The realization that I can quit this country anytime and run back into the arms of Cheeto Jesus hit me right then; it didn’t last long, however. As the strange car departed and I put my phone away, I looked around and remembered just how much I love this country. Although Italians can be a touch conservative and judgmental at times, the people here have a zest for life that’s really only equaled by individuals from Central and South America—I miss the Mexicans, Brazilians, Guatemalans, and Salvadorians I knew in Los Angeles.
Yes, I miss the Americans from the neighboring continent—their food and their love of family, but most of all I’m nostalgic for their openness and generosity; that’s really the only thing pulling me back home—that and my own family.
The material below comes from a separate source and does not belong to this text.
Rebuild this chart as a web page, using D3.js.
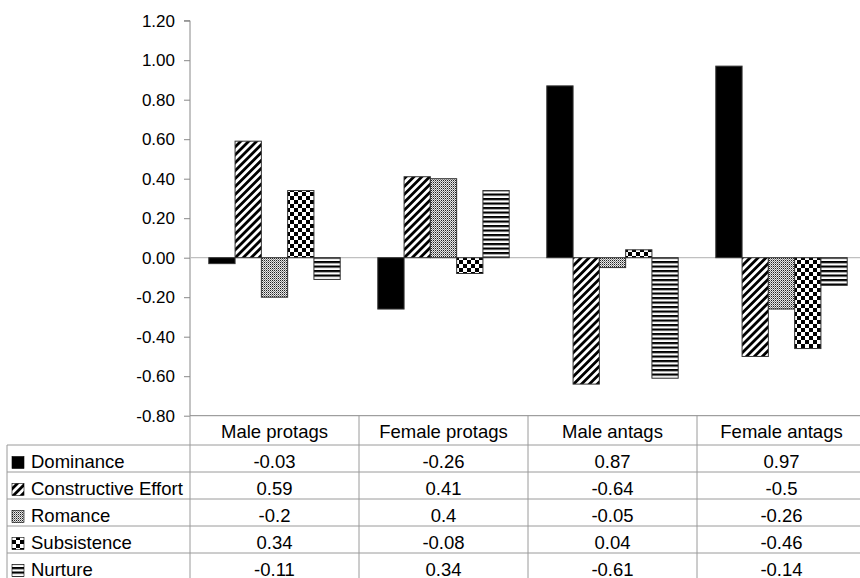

Everything else was smog, traffic, stress, and work; out of the four, the last is, unfortunately, something I couldn’t find much of back in the States. What I really regret from my time in the US is having had only the chance to visit Mexico, a land full of the most hospitable, friendly people. Yes, it’s a shame that I lived in the US without having really seen America.
I realized then: I am in Italy; here the people have the same passion for life and they’re capable of the same generosity. In terms of temperament, they’re not that different from Armenians—many even look so much alike that I want to approach them and speak in my native tongue, which I really know only a little better than Italian.
No, this is home and I’ll do whatever I can to stay here. Things will get better. Italy will recover; it’s only a question of whether I’m willing to wait for it. As Tolstoy said in War and Peace: “The two most powerful warriors are patience and time.” I’m sure that Italy has both.
All the way from quarantined Italy: What I’ve said about Italy isn’t crazy, and after some time everyone will think like me.